### Written task
Retype only what runs from the first line of the listing to the line holding "import numpy as np", both included. Do not retype the pictures.

### Data lines
--------------------------------------------------
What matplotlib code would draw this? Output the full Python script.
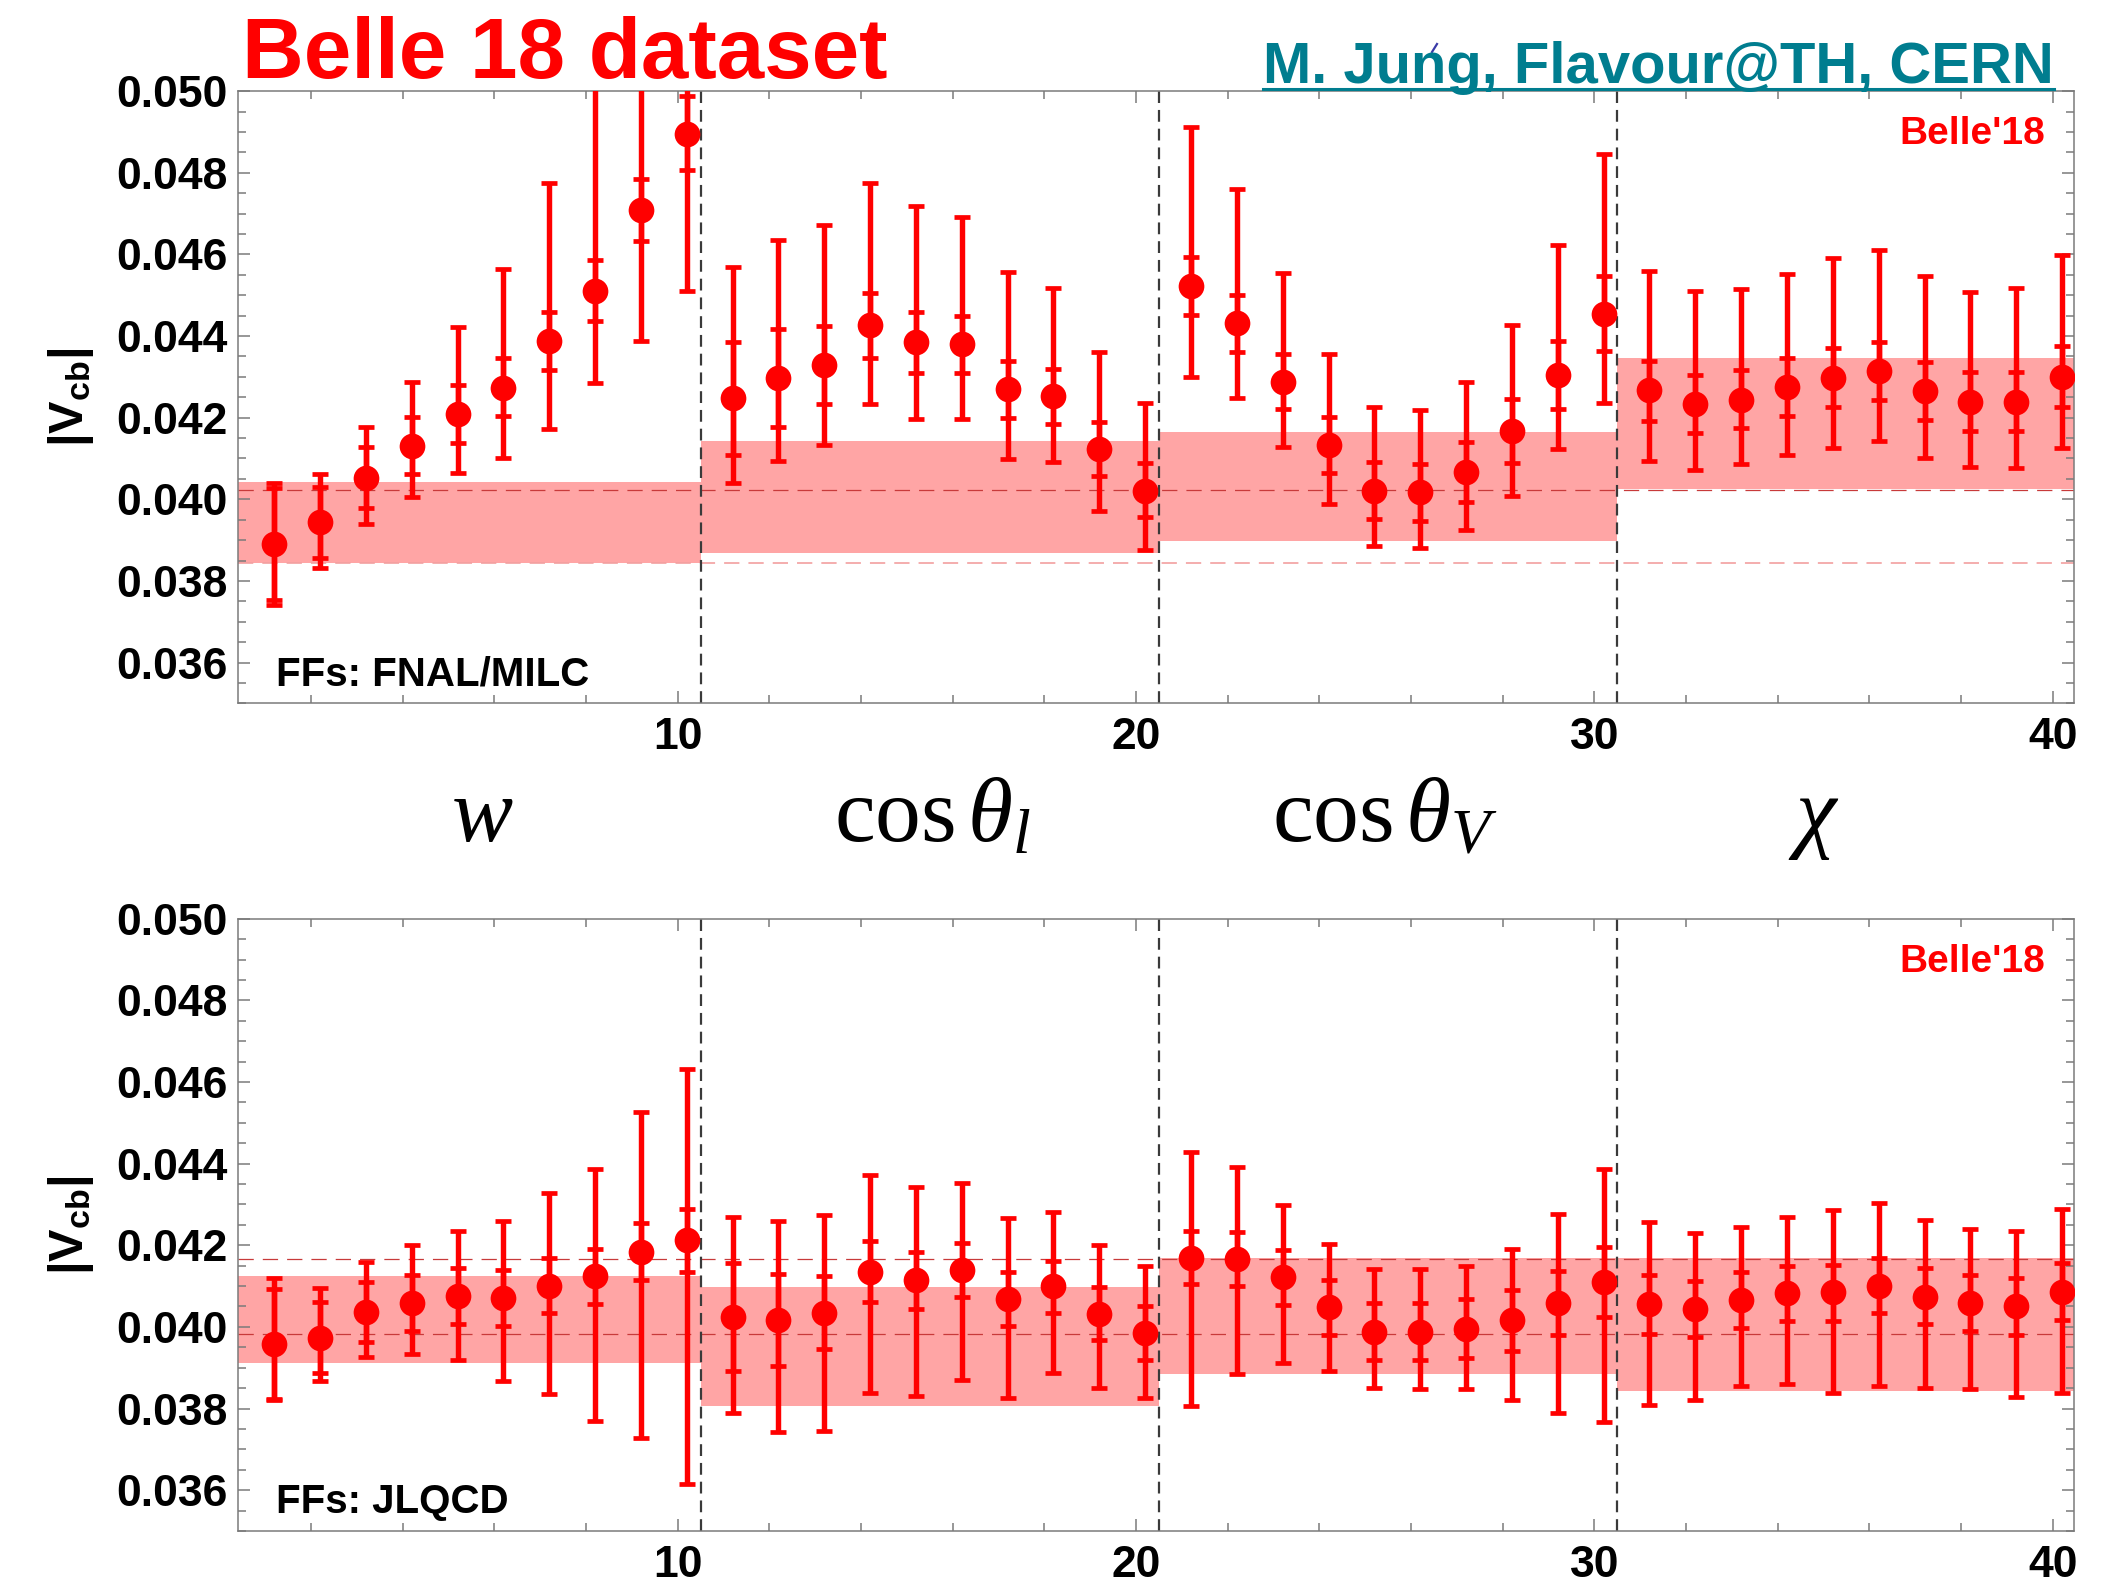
import matplotlib
matplotlib.use("Agg")
import matplotlib.pyplot as plt
from matplotlib.lines import Line2D
from matplotlib.ticker import FixedLocator, MultipleLocator, FormatStrFormatter
import numpy as np

plt.rcParams["font.family"] = ["Liberation Sans", "DejaVu Sans"]
plt.rcParams["mathtext.fontset"] = "custom"
plt.rcParams["mathtext.rm"] = "Liberation Serif"
plt.rcParams["mathtext.it"] = "Liberation Serif:italic"
plt.rcParams["mathtext.bf"] = "Liberation Sans:bold"
plt.rcParams["lines.scale_dashes"] = False

# ---------------------------------------------------------------- data
bins = np.arange(1, 41)
x_pos = bins + 0.2

# |Vcb| per bin, FFs: FNAL/MILC
fnal_val = [0.03890, 0.03944, 0.04053, 0.04130, 0.04208, 0.04273, 0.04388, 0.04511, 0.04709, 0.04896,
            0.04248, 0.04297, 0.04330, 0.04428, 0.04386, 0.04381, 0.04269, 0.04252, 0.04124, 0.04020,
            0.04523, 0.04431, 0.04288, 0.04132, 0.04020, 0.04017, 0.04066, 0.04167, 0.04304, 0.04454,
            0.04267, 0.04233, 0.04243, 0.04274, 0.04297, 0.04314, 0.04266, 0.04238, 0.04238, 0.04299]
fnal_inner_lo = [0.03754, 0.03857, 0.03979, 0.04061, 0.04139, 0.04203, 0.04316, 0.04438, 0.04632, 0.04807,
                 0.04108, 0.04177, 0.04233, 0.04347, 0.04310, 0.04310, 0.04200, 0.04184, 0.04058, 0.03956,
                 0.04452, 0.04362, 0.04220, 0.04064, 0.03952, 0.03946, 0.03993, 0.04088, 0.04221, 0.04363,
                 0.04191, 0.04162, 0.04174, 0.04205, 0.04225, 0.04243, 0.04195, 0.04167, 0.04167, 0.04225]
fnal_inner_hi = [0.04028, 0.04030, 0.04128, 0.04201, 0.04279, 0.04345, 0.04459, 0.04587, 0.04785, 0.04987,
                 0.04386, 0.04416, 0.04425, 0.04505, 0.04459, 0.04449, 0.04338, 0.04318, 0.04190, 0.04088,
                 0.04594, 0.04500, 0.04357, 0.04201, 0.04091, 0.04086, 0.04141, 0.04245, 0.04389, 0.04546,
                 0.04340, 0.04304, 0.04316, 0.04345, 0.04370, 0.04386, 0.04337, 0.04311, 0.04311, 0.04376]
fnal_outer_lo = [0.03741, 0.03831, 0.03939, 0.04005, 0.04064, 0.04101, 0.04172, 0.04284, 0.04388, 0.04510,
                 0.04040, 0.04094, 0.04132, 0.04233, 0.04197, 0.04197, 0.04098, 0.04091, 0.03972, 0.03876,
                 0.04299, 0.04248, 0.04128, 0.03989, 0.03886, 0.03881, 0.03925, 0.04008, 0.04122, 0.04236,
                 0.04093, 0.04071, 0.04086, 0.04109, 0.04125, 0.04142, 0.04101, 0.04079, 0.04076, 0.04125]
fnal_outer_hi = [0.04040, 0.04063, 0.04176, 0.04287, 0.04421, 0.04563, 0.04775, 0.05080, 0.05320, 0.05550,
                 0.04568, 0.04636, 0.04673, 0.04774, 0.04718, 0.04692, 0.04558, 0.04518, 0.04361, 0.04236,
                 0.04911, 0.04761, 0.04554, 0.04357, 0.04225, 0.04218, 0.04288, 0.04426, 0.04622, 0.04846,
                 0.04560, 0.04510, 0.04515, 0.04553, 0.04592, 0.04611, 0.04546, 0.04507, 0.04518, 0.04599]

# |Vcb| per bin, FFs: JLQCD
jlqcd_val = [0.03959, 0.03974, 0.04037, 0.04059, 0.04076, 0.04071, 0.04101, 0.04125, 0.04184, 0.04213,
             0.04025, 0.04018, 0.04035, 0.04135, 0.04114, 0.04139, 0.04069, 0.04099, 0.04032, 0.03984,
             0.04169, 0.04167, 0.04122, 0.04048, 0.03987, 0.03987, 0.03995, 0.04017, 0.04059, 0.04111,
             0.04055, 0.04045, 0.04066, 0.04083, 0.04085, 0.04101, 0.04074, 0.04059, 0.04050, 0.04086]
jlqcd_inner_lo = [0.03824, 0.03888, 0.03964, 0.03990, 0.04008, 0.04003, 0.04033, 0.04055, 0.04116, 0.04135,
                  0.03893, 0.03905, 0.03946, 0.04061, 0.04043, 0.04073, 0.04002, 0.04035, 0.03967, 0.03920,
                  0.04104, 0.04101, 0.04053, 0.03981, 0.03920, 0.03918, 0.03923, 0.03941, 0.03979, 0.04025,
                  0.03982, 0.03976, 0.03998, 0.04015, 0.04015, 0.04033, 0.04007, 0.03990, 0.03981, 0.04017]
jlqcd_inner_hi = [0.04094, 0.04061, 0.04111, 0.04127, 0.04145, 0.04139, 0.04170, 0.04191, 0.04254, 0.04289,
                  0.04157, 0.04130, 0.04125, 0.04210, 0.04184, 0.04205, 0.04135, 0.04162, 0.04097, 0.04050,
                  0.04236, 0.04233, 0.04188, 0.04116, 0.04059, 0.04059, 0.04069, 0.04091, 0.04137, 0.04195,
                  0.04127, 0.04113, 0.04134, 0.04150, 0.04152, 0.04170, 0.04144, 0.04127, 0.04120, 0.04157]
jlqcd_outer_lo = [0.03820, 0.03868, 0.03927, 0.03934, 0.03918, 0.03868, 0.03835, 0.03769, 0.03728, 0.03616,
                  0.03788, 0.03743, 0.03746, 0.03839, 0.03830, 0.03870, 0.03827, 0.03886, 0.03850, 0.03827,
                  0.03807, 0.03885, 0.03912, 0.03893, 0.03850, 0.03847, 0.03847, 0.03820, 0.03788, 0.03768,
                  0.03809, 0.03822, 0.03854, 0.03860, 0.03837, 0.03854, 0.03850, 0.03847, 0.03829, 0.03839]
jlqcd_outer_hi = [0.04119, 0.04096, 0.04160, 0.04200, 0.04236, 0.04259, 0.04327, 0.04388, 0.04526, 0.04631,
                  0.04269, 0.04259, 0.04274, 0.04372, 0.04342, 0.04353, 0.04266, 0.04281, 0.04201, 0.04148,
                  0.04429, 0.04391, 0.04299, 0.04203, 0.04142, 0.04142, 0.04150, 0.04191, 0.04277, 0.04388,
                  0.04257, 0.04230, 0.04245, 0.04269, 0.04287, 0.04304, 0.04262, 0.04240, 0.04236, 0.04289]

# fit bands per observable group (w, cos theta_l, cos theta_V, chi)
fnal_band_lo = [0.03844, 0.03868, 0.03898, 0.04025]
fnal_band_hi = [0.04042, 0.04142, 0.04164, 0.04345]
jlqcd_band_lo = [0.03912, 0.03807, 0.03885, 0.03844]
jlqcd_band_hi = [0.04125, 0.04098, 0.04170, 0.04170]

# horizontal reference lines
fnal_ref_dark = [0.04024]
fnal_ref_light = [0.03844]
jlqcd_ref_dark = [0.04166, 0.03983]
jlqcd_ref_light = []

group_edges = [10.5, 20.5, 30.5]
group_labels = [r"$w$", r"$\cos\theta_l$", r"$\cos\theta_V$", r"$\chi$"]
yticks = [0.036, 0.038, 0.040, 0.042, 0.044, 0.046, 0.048, 0.050]
xticks = [10, 20, 30, 40]

# ---------------------------------------------------------------- style
W, H, DPI = 2120, 1589, 100
XMIN, XMAX = 0.4, 40.45
YMIN, YMAX = 0.035, 0.050
RED = "#ff0000"
BAND = "#ffa5a5"
DARK_REF = "#c83a3a"
LIGHT_REF = "#f2a0a0"
TEAL = "#007d8f"
FRAME = "#7a7a7a"

fig = plt.figure(figsize=(W / DPI, H / DPI), dpi=DPI)


def fx(px):
    return px / W


def fy(py):
    return 1 - py / H


def panel(rect, vals, in_lo, in_hi, out_lo, out_hi, band_lo, band_hi,
          ref_dark, ref_light, tag):
    ax = fig.add_axes(rect)
    ax.set_xlim(XMIN, XMAX)
    ax.set_ylim(YMIN, YMAX)

    edges = [XMIN] + group_edges + [XMAX]
    for k in range(len(band_lo)):
        ax.fill_between([edges[k], edges[k + 1]], band_lo[k], band_hi[k],
                        color=BAND, lw=0, zorder=1)
    for yv in ref_light:
        ax.axhline(yv, color=LIGHT_REF, lw=1.2, dashes=(11, 6.5), zorder=2)
    for yv in ref_dark:
        ax.axhline(yv, color=DARK_REF, lw=0.9, dashes=(11, 6.5), zorder=2)
    for xv in group_edges:
        ax.axvline(xv, color="#3a3a3a", lw=1.6, dashes=(8.5, 5), zorder=2)

    v = np.asarray(vals)
    ax.errorbar(x_pos, v, yerr=[v - np.asarray(out_lo), np.asarray(out_hi) - v],
                fmt="none", ecolor=RED, elinewidth=3.9, capsize=6, capthick=3.4,
                zorder=3)
    ax.errorbar(x_pos, v, yerr=[v - np.asarray(in_lo), np.asarray(in_hi) - v],
                fmt="none", ecolor=RED, elinewidth=3.9, capsize=6, capthick=3.4,
                zorder=3)
    ax.plot(x_pos, v, "o", color=RED, ms=18.5, mec="none", zorder=4)

    ax.xaxis.set_major_locator(FixedLocator(xticks))
    ax.xaxis.set_minor_locator(MultipleLocator(2))
    ax.yaxis.set_major_locator(FixedLocator(yticks))
    ax.yaxis.set_minor_locator(MultipleLocator(0.0005))
    ax.yaxis.set_major_formatter(FormatStrFormatter("%.3f"))
    ax.tick_params(which="both", direction="in", top=True, right=True,
                   color=FRAME, width=1.1)
    ax.tick_params(which="major", length=8.8)
    ax.tick_params(which="minor", length=5.8)
    ax.tick_params(axis="y", which="major", labelsize=32, pad=7)
    ax.tick_params(axis="x", which="major", labelsize=32, pad=10)
    for lbl in ax.get_xticklabels() + ax.get_yticklabels():
        lbl.set_fontweight("bold")
    for sp in ax.spines.values():
        sp.set_color(FRAME)
        sp.set_linewidth(1.1)

    ax.annotate("Belle'18", xy=(1, 1), xycoords="axes fraction",
                xytext=(-28, -25), textcoords="offset pixels",
                ha="right", va="top", fontsize=28, fontweight="bold", color=RED)
    ax.annotate(tag, xy=(0, 0), xycoords="axes fraction",
                xytext=(38, 18), textcoords="offset pixels",
                ha="left", va="baseline", fontsize=29, fontweight="bold",
                color="black")
    return ax


ax_left, ax_right = 237.5, 2073.5
ax_w = fx(ax_right - ax_left)
ax_h = (703.4 - 91.1) / H

top = panel([fx(ax_left), fy(703.4), ax_w, ax_h],
            fnal_val, fnal_inner_lo, fnal_inner_hi, fnal_outer_lo, fnal_outer_hi,
            fnal_band_lo, fnal_band_hi, fnal_ref_dark, fnal_ref_light,
            "FFs: FNAL/MILC")
bottom = panel([fx(ax_left), fy(1531.0), ax_w, ax_h],
               jlqcd_val, jlqcd_inner_lo, jlqcd_inner_hi, jlqcd_outer_lo, jlqcd_outer_hi,
               jlqcd_band_lo, jlqcd_band_hi, jlqcd_ref_dark, jlqcd_ref_light,
               "FFs: JLQCD")

# y-axis labels
for yc in [(91.1 + 703.4) / 2, (918.7 + 1531.0) / 2]:
    fig.text(fx(71), fy(yc), r"$\mathbf{|V_{cb}|}$", rotation=90,
             ha="center", va="center", fontsize=35)

# observable names between the panels
for left_px, lab in zip([451, 834, 1272, 1788], group_labels):
    fig.text(fx(left_px), fy(841), lab, ha="left", va="baseline", fontsize=66)

# headings
fig.text(fx(242), fy(78), "Belle 18 dataset", ha="left", va="baseline",
         fontsize=61.5, fontweight="bold", color=RED)
credit = fig.text(fx(2054), fy(83), "M. Jung, Flavour@TH, CERN", ha="right",
                  va="baseline", fontsize=41.8, fontweight="bold", color=TEAL)

fig.canvas.draw()
bb = credit.get_window_extent(renderer=fig.canvas.get_renderer())
fig.add_artist(Line2D([bb.x0 / W, bb.x1 / W], [fy(88.5), fy(88.5)],
                      transform=fig.transFigure, color=TEAL, lw=2.2))
fig.add_artist(Line2D([fx(1432), fx(1437)], [fy(52), fy(44)],
                      transform=fig.transFigure, color="#3a3aa8", lw=1.6))

fig.savefig("out.png", dpi=DPI)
--------------------------------------------------
### Final answer
What matplotlib code would draw this? Output the full Python script.
import matplotlib
matplotlib.use("Agg")
import matplotlib.pyplot as plt
from matplotlib.lines import Line2D
from matplotlib.ticker import FixedLocator, MultipleLocator, FormatStrFormatter
import numpy as np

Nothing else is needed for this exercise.